Membuat cerita soal kemunculan zombie yang diakibatkan wedus gembel, alih-alih akibat terpapar virus seperti yang biasa ditampilkan film-film Hollywood jelas sah-sah saja. Bahkan ide itu terdengar segar dan sangat original. Yang menjadi masalah adalah, zombie pun butuh motivasi untuk membunuh korban-korbannya. Apakah karena lapar atau karena insting mereka yang buas sebagai makhluk liar, di film ini zombie-zombie punya motivasinya sendiri-sendiri; ada zombie yang pendiam, ada zombie yang berisik, ada yang bergerombol, ada yang menyendiri, ada yang pintar berkelahi, ada pula zombie wanita yang penuh gairah birahi. Lantas bagaimana dengan cara membunuh mereka? Tak ada cara yang pasti; ada yang dijorokin ke tebing saja langsung mati, ada yang perlu dilukai tubuhnya, banyak pula yang mati karena jidatnya tertembus anak panah.


Uniknya, wedus gembel yang menyembur dari gunung meletus ternyata hanya mampu melepuhkan kulit wajah manusia. Maka, zombie-zombie di film ini terlihat bak manusia biasa saja namun dalam versi yang jauh lebih bodoh serta muka penuh koreng. Bakal jadi tontonan yang amat menghibur andaikan film ini memiliki adegan berdarah-darah, dan bila saja itu terpenuhi saya tak akan ambil pusing soal penceritaan apalagi soal para pemeran yang tak satu pun dari mereka mampu berakting.

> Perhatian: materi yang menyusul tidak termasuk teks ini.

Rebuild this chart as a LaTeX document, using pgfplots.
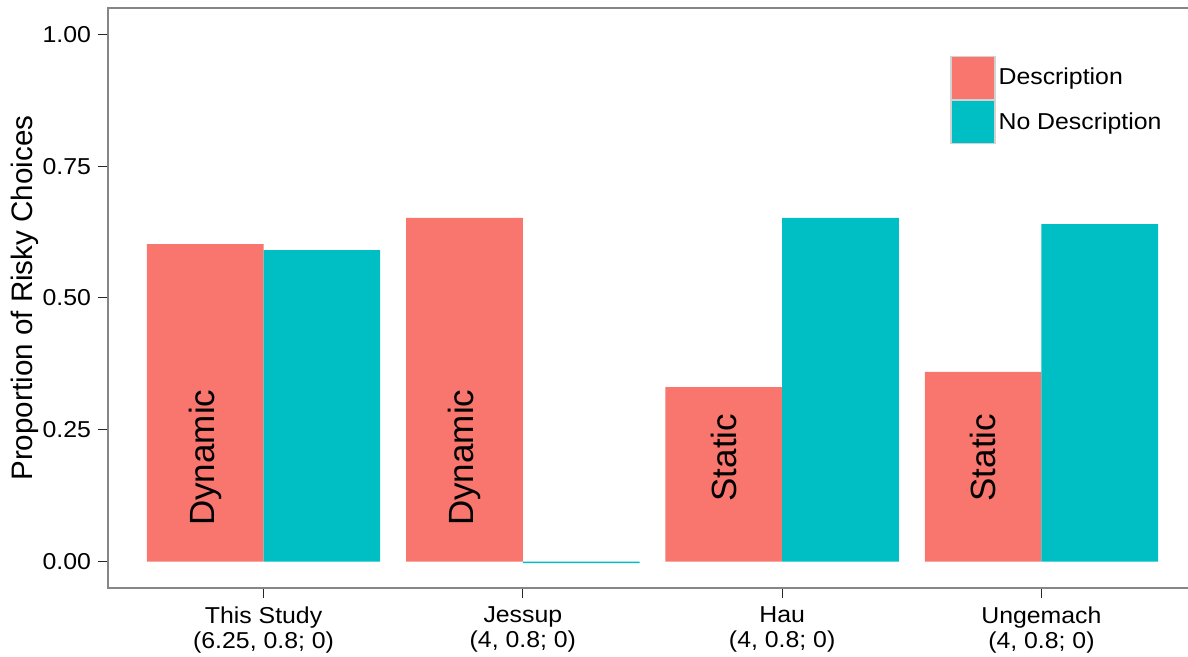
\documentclass[border=0pt]{standalone}
\usepackage{pgfplots}
\pgfplotsset{compat=1.18}
\usepackage{fontspec}
\setmainfont{Liberation Sans}[FakeStretch=1.08]
\newfontfamily\rotfont{Liberation Sans}
\definecolor{cDesc}{HTML}{F8766D}
\definecolor{cNo}{HTML}{00BFC4}
\begin{document}
\begin{tikzpicture}
\begin{axis}[
  at={(0,0)}, anchor=south west,
  scale only axis, width=544.5pt, height=290pt,
  xmin=0.4, xmax=4.6, ymin=-0.05, ymax=1.05,
  xtick={1,2,3,4},
  xticklabels={{This Study\\(6.25, 0.8; 0)},{Jessup\\(4, 0.8; 0)},{Hau\\(4, 0.8; 0)},{Ungemach\\(4, 0.8; 0)}},
  xticklabel style={align=center, font=\fontsize{11.5}{12.5}\selectfont, yshift=-1pt},
  ytick={0,0.25,0.5,0.75,1},
  yticklabel style={/pgf/number format/fixed, /pgf/number format/fixed zerofill, /pgf/number format/precision=2, /pgf/number format/assume math mode=true, font=\fontsize{11.5}{13}\selectfont},
  tick align=outside, major tick length=5pt,
  tick pos=left,
  major tick style={black!85, line width=0.5pt},
  axis line style={draw=gray!95, line width=0.6pt},
  ylabel={Proportion of Risky Choices},
  ylabel style={font=\rotfont\fontsize{14.8}{16}\selectfont},
  ylabel shift=-5pt,
  legend style={at={(0.7732,0.918)}, anchor=north west, draw=none, fill=none, inner sep=0pt, row sep=0pt,
    font=\fontsize{11.5}{13}\selectfont, nodes={inner sep=1.5pt}},
  legend cell align=left,
  legend image code/.code={\draw[#1, draw=gray!35, line width=0.6pt] (0pt,-10.75pt) rectangle (22pt,10.75pt);},
]
\addplot[ybar, bar width=0.45, bar shift=0pt, fill=cDesc, draw=none] coordinates {
  (0.775,0.602) (1.775,0.652) (2.775,0.331) (3.775,0.360)};
\addlegendentry{Description}
\addplot[ybar, bar width=0.45, bar shift=0pt, fill=cNo, draw=none] coordinates {
  (1.225,0.591) (2.225,-0.003) (3.225,0.652) (4.225,0.640)};
\addlegendentry{No Description}
\node[rotate=90, font=\rotfont\fontsize{17.5}{19}\selectfont] at (axis cs:0.775,0.197) {Dynamic};
\node[rotate=90, font=\rotfont\fontsize{17.5}{19}\selectfont] at (axis cs:1.775,0.197) {Dynamic};
\node[rotate=90, font=\rotfont\fontsize{17.5}{19}\selectfont] at (axis cs:2.775,0.197) {Static};
\node[rotate=90, font=\rotfont\fontsize{17.5}{19}\selectfont] at (axis cs:3.775,0.197) {Static};
\end{axis}
\pgfresetboundingbox
\path (-54pt,-34.5pt) rectangle (540pt,294pt);
\end{tikzpicture}
\end{document}
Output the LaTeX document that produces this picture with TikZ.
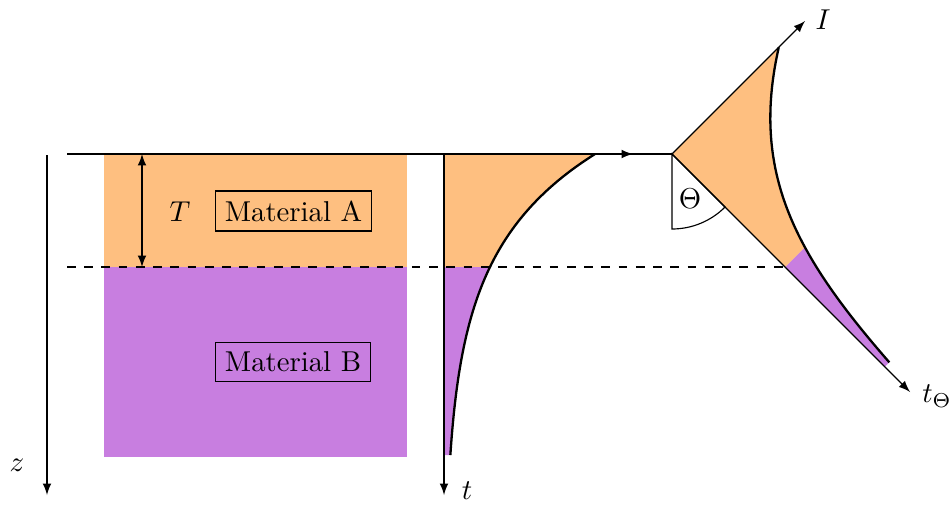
\documentclass[tikz,border=0pt]{standalone}
\definecolor{matA}{RGB}{254,191,128}
\definecolor{matB}{RGB}{200,126,224}
\begin{document}
\begin{tikzpicture}[x=0.348pt,y=-0.348pt,
  axis/.style={thin,-latex},
  curve/.style={thick},
  matbox/.style={draw,thin,fill=none,inner sep=3.33pt}]
\useasboundingbox (0,0) rectangle (949,504);
% material slabs
\fill[matA] (104,154) rectangle (407,267);
\fill[matB] (104,267) rectangle (407,457);
% t-plot fills
\fill[matA] (444,154) -- plot[domain=0:113,samples=60] ({444+151*exp(-\x/95)},{154+\x}) -- (444,267) -- cycle;
\fill[matB] (444,267) -- plot[domain=113:301,samples=60] ({444+151*exp(-\x/95)},{154+\x}) -- (444,455) -- cycle;
% rotated plot fills
\fill[matA] (672,154) -- plot[domain=0:160,samples=60] ({672+(\x+151*exp(-\x/95))*0.70711},{154+(\x-151*exp(-\x/95))*0.70711}) -- ({672+160*0.70711},{154+160*0.70711}) -- cycle;
\fill[matB] ({672+160*0.70711},{154+160*0.70711}) -- plot[domain=160:301,samples=60] ({672+(\x+151*exp(-\x/95))*0.70711},{154+(\x-151*exp(-\x/95))*0.70711}) -- ({672+301*0.70711},{154+301*0.70711}) -- cycle;
% angle sector
\draw[thin,fill=white] (672,154) -- (672,229) arc[start angle=90,end angle=45,radius=75] -- cycle;
% lines
\draw[thin] (67,154) -- (672,154);
\draw[thin,dashed] (67,267) -- ({672+160*0.70711},267);
% axes
\coordinate (zs) at (47,155);
\coordinate (ze) at (47,495);
\draw[axis] (zs) -- (ze);
\draw[thin,latex-latex] (142,154) -- (142,267);
\draw[axis] (444,154) -- (444,495);
\draw[axis] (444,154) -- (633,154);
\coordinate (O) at (672,154);
\draw[axis] (O) -- ++(133,-133);
\draw[axis] (O) -- ++(238,238);
% curves
\draw[curve] plot[domain=0:301,samples=100] ({444+151*exp(-\x/95)},{154+\x});
\draw[curve] plot[domain=0:301,samples=100] ({672+(\x+151*exp(-\x/95))*0.70711},{154+(\x-151*exp(-\x/95))*0.70711});
% labels
\node (lz) at (17,465) {$z$};
\node (lt) at (467,491) {$t$};
\node (lI) at (823,20) {$I$};
\node (ltt) at (937,396) {$t_\Theta$};
\node (lTh) at (690,199) {$\Theta$};
\node (lT) at (180,212) {$T$};
\node[matbox] (mA) at (293.5,211) {Material A};
\node[matbox] (mB) at (293,362) {Material B};
\end{tikzpicture}
\end{document}
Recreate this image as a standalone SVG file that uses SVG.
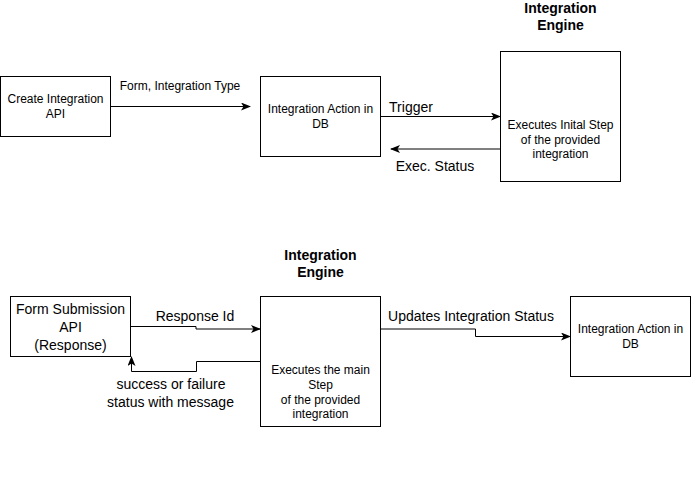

Menyaksikan film besutan sutradara Billy Christian yang dalam waktu dekat bakal merilis film 'Tuyul Part 1' ini sungguh sebuah penderitaan tak terperi. Ada aturan tak tertulis dalam filmmaking yang kira-kira bunyinya begini, "Bila Anda hendak membuat film tentang Ferrari, jangan tampilkan mobil-mobil Avanza." Pembuat film ini mungkin belum pernah mendengar pepatah tadi. Dan, hanya zombie yang sudah tak punya semangat hidup saja, saya kira, yang mampu menikmati sajian film ini hingga tuntas.